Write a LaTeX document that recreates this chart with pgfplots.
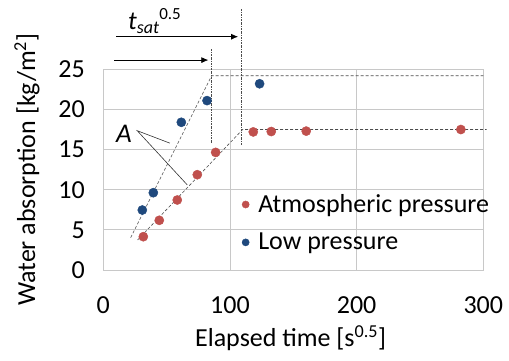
\documentclass[border=0pt]{standalone}
\usepackage{pgfplots}
\pgfplotsset{compat=1.18}
\usepackage{fontspec}
\setmainfont{Carlito}
\usetikzlibrary{arrows.meta}
\definecolor{cred}{HTML}{C0504D}
\definecolor{cblue}{HTML}{1F497D}
\definecolor{cgrid}{HTML}{C8C8C8}
\begin{document}
\begin{tikzpicture}
\begin{axis}[
  scale only axis, width=380pt, height=200.7pt,
  xmin=0, xmax=300, ymin=0, ymax=25,
  xtick={0,100,200,300}, ytick={0,5,10,15,20,25},
  grid=major, major grid style={cgrid, line width=0.8pt},
  axis line style={cgrid, line width=0.8pt},
  tick style={draw=none},
  clip=false,
  /pgf/number format/assume math mode=true,
  tick label style={font=\fontsize{26}{30}\selectfont},
  xticklabel style={yshift=-23pt},
  yticklabel style={xshift=-15pt},
  xlabel={Elapsed time [s\textsuperscript{0.5}]},
  ylabel={Water absorption [kg/m\textsuperscript{2}]},
  every axis x label/.style={at={(axis description cs:0.493,-0.382)}, anchor=base, font=\fontsize{26}{30}\selectfont},
  every axis y label/.style={at={(axis description cs:-0.201,0.5)}, anchor=center, rotate=90, font=\fontsize{26}{30}\selectfont},
  legend style={at={(axis cs:109.4,9.65)}, anchor=north west, draw=none, fill=none,
    font=\fontsize{26}{30}\selectfont, row sep=15pt, column sep=7pt, inner sep=0pt},
  legend image post style={mark size=3.6pt},
  legend cell align=left,
]
% fit lines
\addplot[forget plot, densely dashed, black!70, line width=0.6pt] coordinates {(27.1,3.74) (110,17.5) (302.6,17.5)};
\addplot[forget plot, densely dashed, black!70, line width=0.6pt] coordinates {(21.6,4.03) (85.5,24.2) (300,24.2)};
% vertical markers
\addplot[forget plot, dash pattern=on 2pt off 1pt on 0.6pt off 1pt, black!70, line width=0.6pt] coordinates {(108.7,15.6) (108.7,32.5)};
\addplot[forget plot, dash pattern=on 2pt off 1pt on 0.6pt off 1pt, black!70, line width=0.6pt] coordinates {(85.5,15.8) (85.5,27.6)};
% arrows
\addplot[forget plot, -{Latex[length=7pt,width=6pt]}, black, line width=0.7pt] coordinates {(10.1,29.06) (106.4,29.06)};
\addplot[forget plot, -{Latex[length=7pt,width=6pt]}, black, line width=0.7pt] coordinates {(8.5,26.15) (82.9,26.15)};
% A pointer lines
\addplot[forget plot, black!80, line width=0.6pt] coordinates {(52.6,15.8) (26.8,17.35) (66.3,10.6)};
\node[font=\fontsize{27}{30}\selectfont\itshape] at (axis cs:16.2,16.96) {A};
\node[font=\fontsize{26}{30}\selectfont, anchor=base west, inner sep=0pt] at (axis cs:19.5,29.97) {\textit{t}\raisebox{-4.5pt}{\fontsize{18}{20}\selectfont\textit{sat}}\raisebox{9.5pt}{\fontsize{17}{20}\selectfont 0.5}};
% data
\addplot[only marks, mark=*, mark size=4.6pt, cred, mark options={draw=cred, fill=cred}] coordinates {
(31.6,4.15) (44.2,6.19) (58.4,8.72) (74.2,11.87) (88.7,14.65) (118.4,17.2) (132.6,17.25) (160.2,17.3) (282.3,17.5)};
\addlegendentry{Atmospheric pressure}
\addplot[only marks, mark=*, mark size=4.6pt, cblue, mark options={draw=cblue, fill=cblue}] coordinates {
(30.8,7.47) (39.5,9.63) (61.6,18.4) (81.9,21.1) (123.4,23.2)};
\addlegendentry{Low pressure}
\end{axis}
\pgfresetboundingbox
\path[use as bounding box] ([shift={(-103.3pt,-90pt)}]current axis.south west) rectangle ([shift={(405.7pt,270pt)}]current axis.south west);
\end{tikzpicture}
\end{document}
★ ★ ★
Exercise goal ▸ Copy out the data above exactly, except the pictures.

Response to this exercise ▸
Write a LaTeX document that recreates this chart with pgfplots.
\documentclass[border=0pt]{standalone}
\usepackage{pgfplots}
\pgfplotsset{compat=1.18}
\usepackage{fontspec}
\setmainfont{Carlito}
\usetikzlibrary{arrows.meta}
\definecolor{cred}{HTML}{C0504D}
\definecolor{cblue}{HTML}{1F497D}
\definecolor{cgrid}{HTML}{C8C8C8}
\begin{document}
\begin{tikzpicture}
\begin{axis}[
  scale only axis, width=380pt, height=200.7pt,
  xmin=0, xmax=300, ymin=0, ymax=25,
  xtick={0,100,200,300}, ytick={0,5,10,15,20,25},
  grid=major, major grid style={cgrid, line width=0.8pt},
  axis line style={cgrid, line width=0.8pt},
  tick style={draw=none},
  clip=false,
  /pgf/number format/assume math mode=true,
  tick label style={font=\fontsize{26}{30}\selectfont},
  xticklabel style={yshift=-23pt},
  yticklabel style={xshift=-15pt},
  xlabel={Elapsed time [s\textsuperscript{0.5}]},
  ylabel={Water absorption [kg/m\textsuperscript{2}]},
  every axis x label/.style={at={(axis description cs:0.493,-0.382)}, anchor=base, font=\fontsize{26}{30}\selectfont},
  every axis y label/.style={at={(axis description cs:-0.201,0.5)}, anchor=center, rotate=90, font=\fontsize{26}{30}\selectfont},
  legend style={at={(axis cs:109.4,9.65)}, anchor=north west, draw=none, fill=none,
    font=\fontsize{26}{30}\selectfont, row sep=15pt, column sep=7pt, inner sep=0pt},
  legend image post style={mark size=3.6pt},
  legend cell align=left,
]
% fit lines
\addplot[forget plot, densely dashed, black!70, line width=0.6pt] coordinates {(27.1,3.74) (110,17.5) (302.6,17.5)};
\addplot[forget plot, densely dashed, black!70, line width=0.6pt] coordinates {(21.6,4.03) (85.5,24.2) (300,24.2)};
% vertical markers
\addplot[forget plot, dash pattern=on 2pt off 1pt on 0.6pt off 1pt, black!70, line width=0.6pt] coordinates {(108.7,15.6) (108.7,32.5)};
\addplot[forget plot, dash pattern=on 2pt off 1pt on 0.6pt off 1pt, black!70, line width=0.6pt] coordinates {(85.5,15.8) (85.5,27.6)};
% arrows
\addplot[forget plot, -{Latex[length=7pt,width=6pt]}, black, line width=0.7pt] coordinates {(10.1,29.06) (106.4,29.06)};
\addplot[forget plot, -{Latex[length=7pt,width=6pt]}, black, line width=0.7pt] coordinates {(8.5,26.15) (82.9,26.15)};
% A pointer lines
\addplot[forget plot, black!80, line width=0.6pt] coordinates {(52.6,15.8) (26.8,17.35) (66.3,10.6)};
\node[font=\fontsize{27}{30}\selectfont\itshape] at (axis cs:16.2,16.96) {A};
\node[font=\fontsize{26}{30}\selectfont, anchor=base west, inner sep=0pt] at (axis cs:19.5,29.97) {\textit{t}\raisebox{-4.5pt}{\fontsize{18}{20}\selectfont\textit{sat}}\raisebox{9.5pt}{\fontsize{17}{20}\selectfont 0.5}};
% data
\addplot[only marks, mark=*, mark size=4.6pt, cred, mark options={draw=cred, fill=cred}] coordinates {
(31.6,4.15) (44.2,6.19) (58.4,8.72) (74.2,11.87) (88.7,14.65) (118.4,17.2) (132.6,17.25) (160.2,17.3) (282.3,17.5)};
\addlegendentry{Atmospheric pressure}
\addplot[only marks, mark=*, mark size=4.6pt, cblue, mark options={draw=cblue, fill=cblue}] coordinates {
(30.8,7.47) (39.5,9.63) (61.6,18.4) (81.9,21.1) (123.4,23.2)};
\addlegendentry{Low pressure}
\end{axis}
\pgfresetboundingbox
\path[use as bounding box] ([shift={(-103.3pt,-90pt)}]current axis.south west) rectangle ([shift={(405.7pt,270pt)}]current axis.south west);
\end{tikzpicture}
\end{document}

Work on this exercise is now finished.